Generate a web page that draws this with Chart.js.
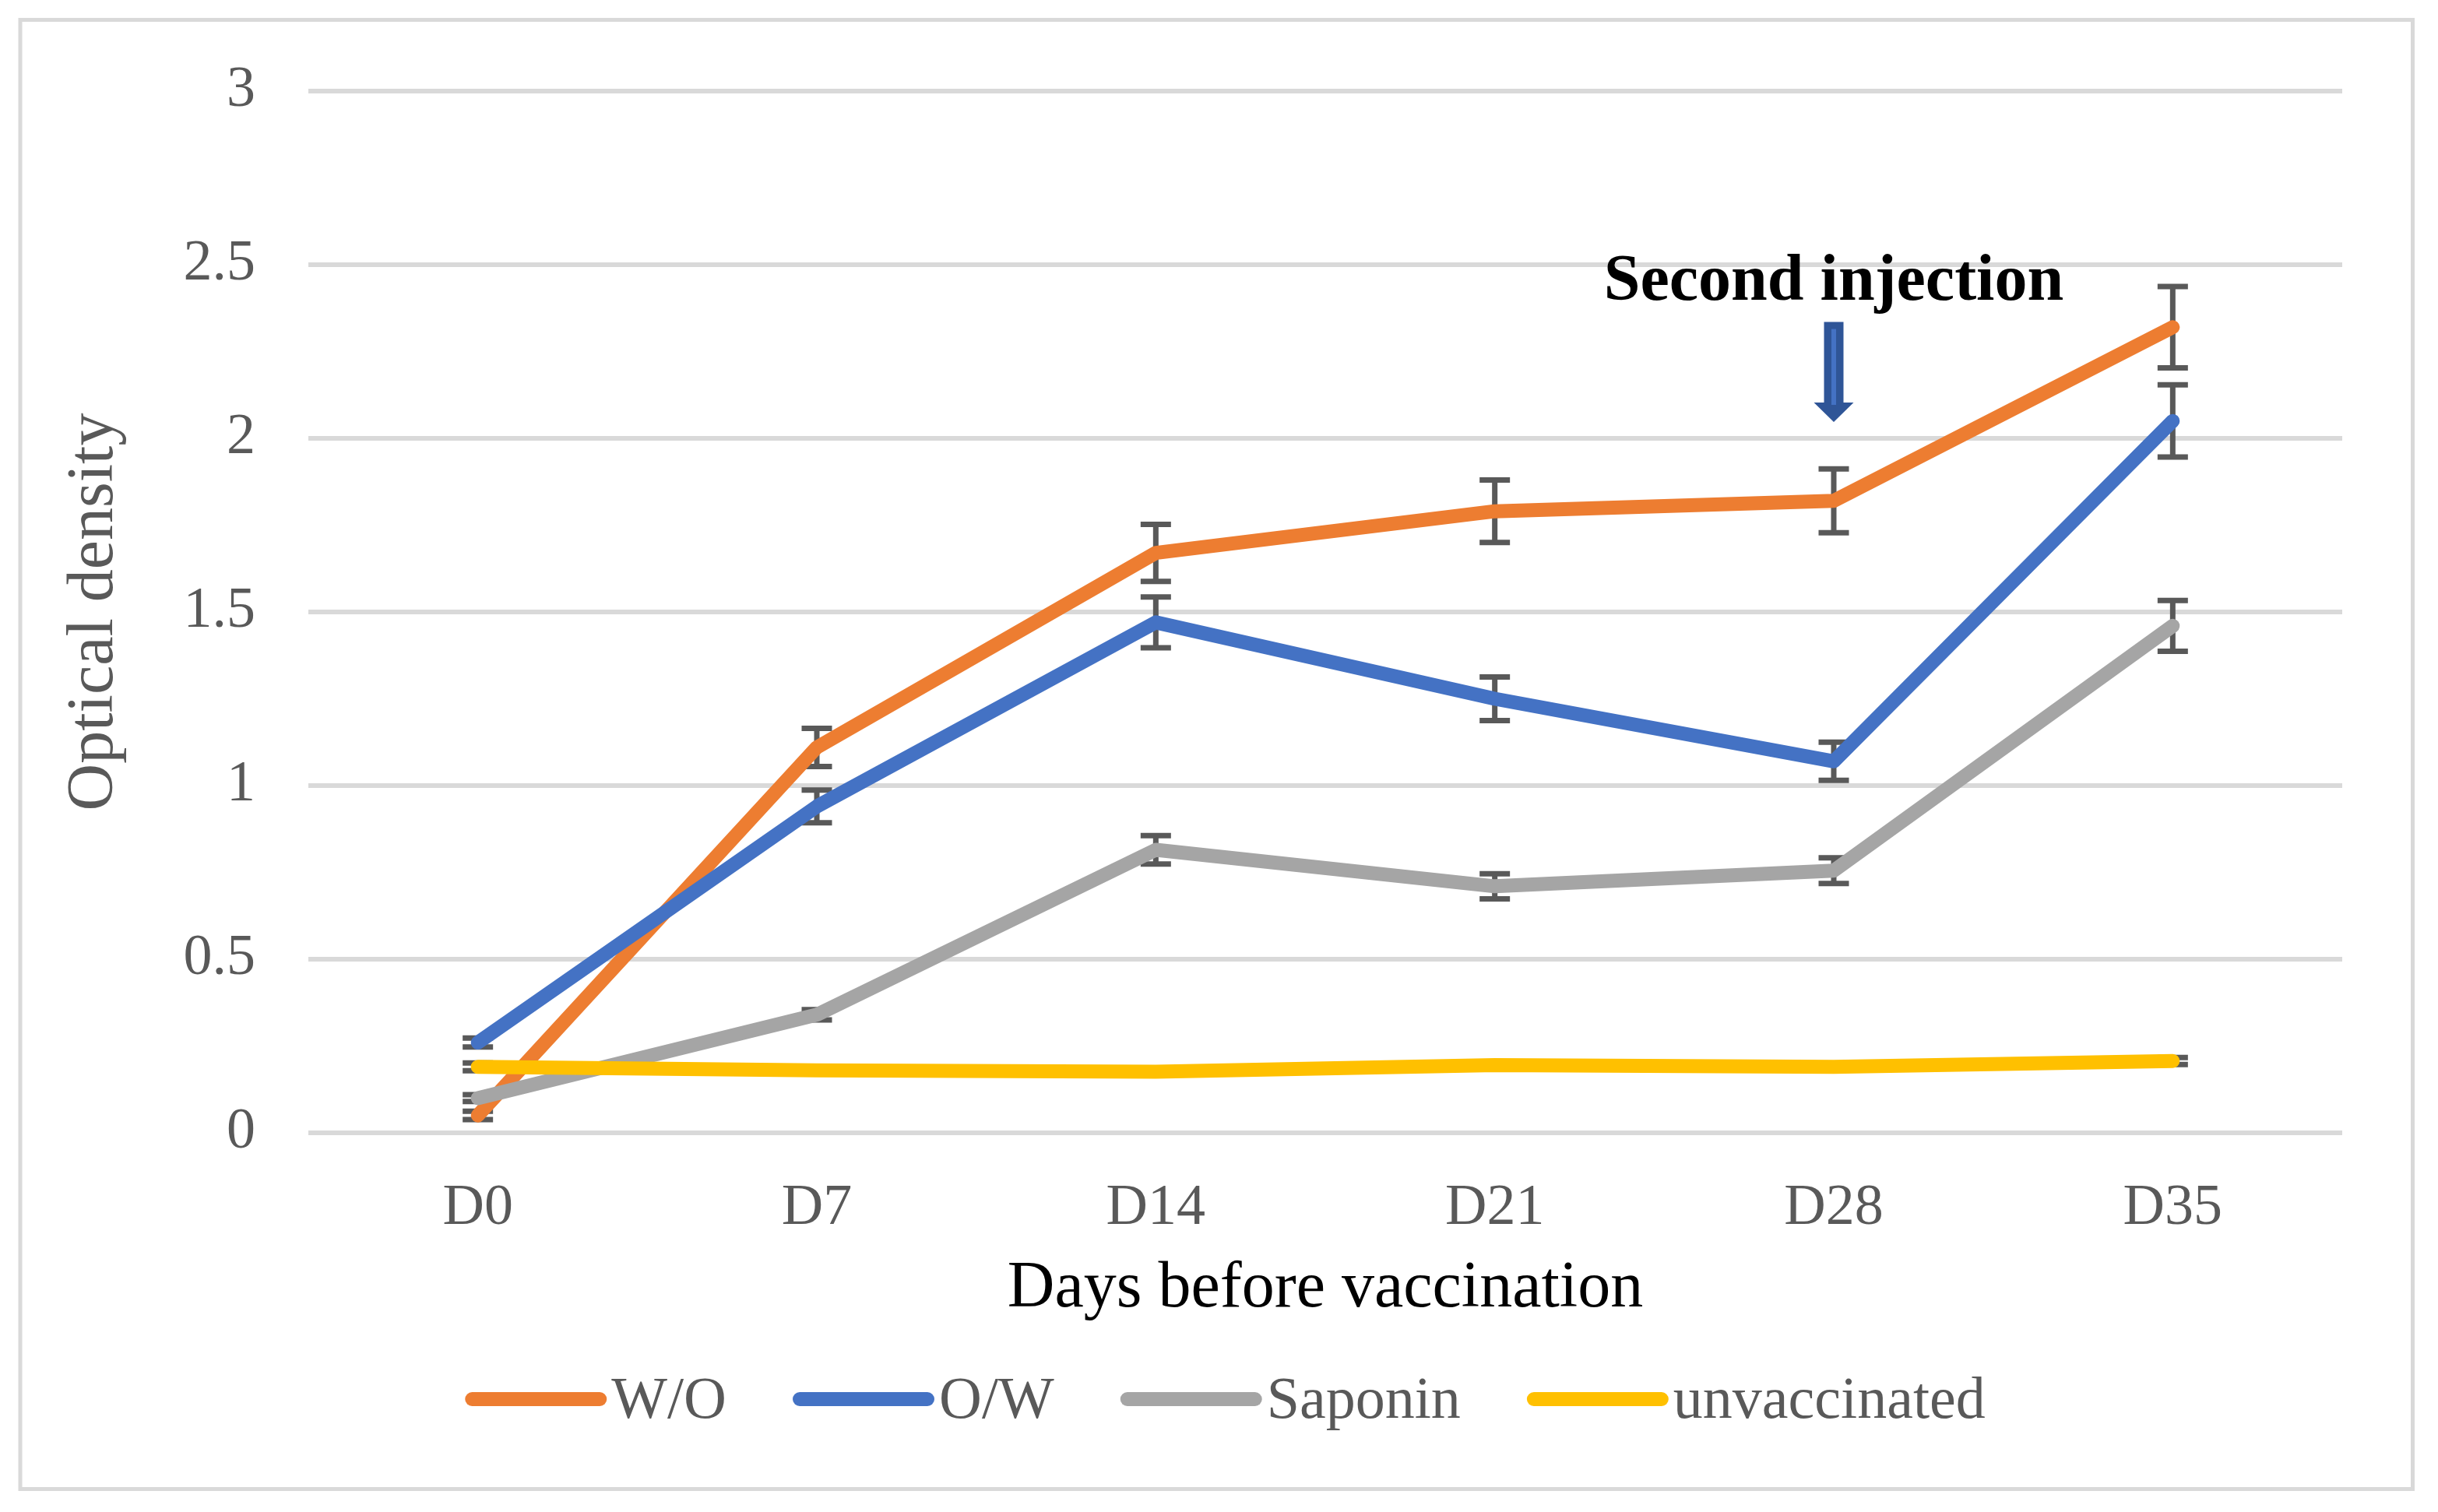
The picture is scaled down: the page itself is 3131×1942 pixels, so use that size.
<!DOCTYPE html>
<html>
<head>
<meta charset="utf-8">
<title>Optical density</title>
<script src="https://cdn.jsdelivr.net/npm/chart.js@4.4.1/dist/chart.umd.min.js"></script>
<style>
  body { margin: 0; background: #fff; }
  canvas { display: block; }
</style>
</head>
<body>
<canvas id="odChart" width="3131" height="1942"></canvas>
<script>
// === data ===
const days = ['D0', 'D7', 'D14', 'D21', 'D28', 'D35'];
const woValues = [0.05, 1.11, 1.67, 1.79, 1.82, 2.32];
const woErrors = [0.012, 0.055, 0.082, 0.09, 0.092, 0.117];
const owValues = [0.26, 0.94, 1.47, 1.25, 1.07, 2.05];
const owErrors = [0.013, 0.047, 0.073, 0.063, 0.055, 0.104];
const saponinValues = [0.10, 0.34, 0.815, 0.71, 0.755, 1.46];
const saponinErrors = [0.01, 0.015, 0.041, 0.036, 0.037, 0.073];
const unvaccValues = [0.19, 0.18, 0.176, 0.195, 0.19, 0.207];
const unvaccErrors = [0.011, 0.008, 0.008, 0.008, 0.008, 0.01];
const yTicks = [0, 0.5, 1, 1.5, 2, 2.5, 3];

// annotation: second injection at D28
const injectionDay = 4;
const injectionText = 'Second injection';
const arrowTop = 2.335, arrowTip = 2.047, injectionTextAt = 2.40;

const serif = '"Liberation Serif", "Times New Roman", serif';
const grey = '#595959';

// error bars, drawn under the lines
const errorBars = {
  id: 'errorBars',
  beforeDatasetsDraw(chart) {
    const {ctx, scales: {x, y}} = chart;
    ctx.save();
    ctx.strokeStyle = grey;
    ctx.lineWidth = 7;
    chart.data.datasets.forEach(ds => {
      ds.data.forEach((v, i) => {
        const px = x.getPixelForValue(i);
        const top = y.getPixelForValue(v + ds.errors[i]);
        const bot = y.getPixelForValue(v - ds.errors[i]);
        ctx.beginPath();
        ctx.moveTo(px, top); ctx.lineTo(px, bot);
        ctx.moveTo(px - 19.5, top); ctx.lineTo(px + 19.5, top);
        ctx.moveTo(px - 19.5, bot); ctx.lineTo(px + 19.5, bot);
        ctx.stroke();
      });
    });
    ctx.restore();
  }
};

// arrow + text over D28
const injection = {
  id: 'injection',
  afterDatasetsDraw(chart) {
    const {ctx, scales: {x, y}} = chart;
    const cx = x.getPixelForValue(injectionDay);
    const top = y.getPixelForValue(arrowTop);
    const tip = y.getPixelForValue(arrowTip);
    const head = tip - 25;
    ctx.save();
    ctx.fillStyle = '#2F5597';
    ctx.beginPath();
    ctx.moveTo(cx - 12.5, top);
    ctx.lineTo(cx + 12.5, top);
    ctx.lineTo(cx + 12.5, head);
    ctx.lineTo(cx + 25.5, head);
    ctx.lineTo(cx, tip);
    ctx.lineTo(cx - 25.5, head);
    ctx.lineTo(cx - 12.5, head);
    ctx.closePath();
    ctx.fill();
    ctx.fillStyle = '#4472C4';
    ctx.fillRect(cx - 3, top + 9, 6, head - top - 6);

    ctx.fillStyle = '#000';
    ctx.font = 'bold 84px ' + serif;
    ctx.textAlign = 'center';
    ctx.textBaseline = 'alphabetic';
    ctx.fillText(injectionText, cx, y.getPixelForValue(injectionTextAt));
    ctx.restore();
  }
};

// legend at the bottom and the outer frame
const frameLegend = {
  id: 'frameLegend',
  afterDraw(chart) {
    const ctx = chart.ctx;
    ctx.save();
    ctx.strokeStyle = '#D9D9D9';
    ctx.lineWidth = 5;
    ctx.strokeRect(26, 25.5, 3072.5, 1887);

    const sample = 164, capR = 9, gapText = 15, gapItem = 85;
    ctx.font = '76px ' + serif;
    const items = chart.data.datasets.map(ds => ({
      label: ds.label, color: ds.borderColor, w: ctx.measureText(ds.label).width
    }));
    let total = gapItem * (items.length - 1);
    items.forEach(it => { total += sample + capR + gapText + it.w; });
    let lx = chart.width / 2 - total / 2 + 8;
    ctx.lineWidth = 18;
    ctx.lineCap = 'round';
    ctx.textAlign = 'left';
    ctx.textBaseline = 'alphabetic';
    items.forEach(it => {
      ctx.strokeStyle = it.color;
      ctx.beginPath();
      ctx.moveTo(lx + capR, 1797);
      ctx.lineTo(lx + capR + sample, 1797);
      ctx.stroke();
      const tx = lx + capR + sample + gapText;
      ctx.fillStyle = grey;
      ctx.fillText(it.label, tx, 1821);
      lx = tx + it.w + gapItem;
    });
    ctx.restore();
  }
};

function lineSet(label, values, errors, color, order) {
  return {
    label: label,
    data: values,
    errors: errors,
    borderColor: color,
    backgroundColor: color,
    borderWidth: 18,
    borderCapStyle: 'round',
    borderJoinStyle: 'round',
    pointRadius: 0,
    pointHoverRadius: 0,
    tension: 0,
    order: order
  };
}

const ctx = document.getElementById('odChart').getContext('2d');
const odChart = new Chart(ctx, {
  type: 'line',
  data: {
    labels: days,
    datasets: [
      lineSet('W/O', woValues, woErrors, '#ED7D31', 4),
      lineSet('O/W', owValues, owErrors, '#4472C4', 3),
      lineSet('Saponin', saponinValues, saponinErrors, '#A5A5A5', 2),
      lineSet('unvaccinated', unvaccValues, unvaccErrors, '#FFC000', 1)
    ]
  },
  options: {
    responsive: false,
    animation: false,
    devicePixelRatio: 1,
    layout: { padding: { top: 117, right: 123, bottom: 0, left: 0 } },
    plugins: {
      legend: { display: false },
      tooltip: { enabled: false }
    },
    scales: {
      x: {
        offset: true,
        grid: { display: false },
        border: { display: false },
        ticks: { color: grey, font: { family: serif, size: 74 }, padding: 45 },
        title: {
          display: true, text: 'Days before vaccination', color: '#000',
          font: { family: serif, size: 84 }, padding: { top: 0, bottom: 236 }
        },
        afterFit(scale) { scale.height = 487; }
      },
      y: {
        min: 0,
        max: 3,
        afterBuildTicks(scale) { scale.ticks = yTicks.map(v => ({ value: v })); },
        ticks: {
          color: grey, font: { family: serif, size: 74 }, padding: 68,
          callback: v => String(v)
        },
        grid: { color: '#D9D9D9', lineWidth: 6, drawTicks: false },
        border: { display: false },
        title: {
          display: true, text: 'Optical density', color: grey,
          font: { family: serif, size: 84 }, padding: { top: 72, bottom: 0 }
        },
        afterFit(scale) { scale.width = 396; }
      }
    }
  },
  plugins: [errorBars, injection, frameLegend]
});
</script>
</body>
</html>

-- What you have to do --
Only lines belong in the copy: transcribe those from the start of the data through the line that contains "const arrowTop = 2.335, arrowTip", and skip the pictures.

-- The solution --
Generate a web page that draws this with Chart.js.
The picture is scaled down: the page itself is 3131×1942 pixels, so use that size.
<!DOCTYPE html>
<html>
<head>
<meta charset="utf-8">
<title>Optical density</title>
<script src="https://cdn.jsdelivr.net/npm/chart.js@4.4.1/dist/chart.umd.min.js"></script>
<style>
  body { margin: 0; background: #fff; }
  canvas { display: block; }
</style>
</head>
<body>
<canvas id="odChart" width="3131" height="1942"></canvas>
<script>
// === data ===
const days = ['D0', 'D7', 'D14', 'D21', 'D28', 'D35'];
const woValues = [0.05, 1.11, 1.67, 1.79, 1.82, 2.32];
const woErrors = [0.012, 0.055, 0.082, 0.09, 0.092, 0.117];
const owValues = [0.26, 0.94, 1.47, 1.25, 1.07, 2.05];
const owErrors = [0.013, 0.047, 0.073, 0.063, 0.055, 0.104];
const saponinValues = [0.10, 0.34, 0.815, 0.71, 0.755, 1.46];
const saponinErrors = [0.01, 0.015, 0.041, 0.036, 0.037, 0.073];
const unvaccValues = [0.19, 0.18, 0.176, 0.195, 0.19, 0.207];
const unvaccErrors = [0.011, 0.008, 0.008, 0.008, 0.008, 0.01];
const yTicks = [0, 0.5, 1, 1.5, 2, 2.5, 3];

// annotation: second injection at D28
const injectionDay = 4;
const injectionText = 'Second injection';
const arrowTop = 2.335, arrowTip = 2.047, injectionTextAt = 2.40;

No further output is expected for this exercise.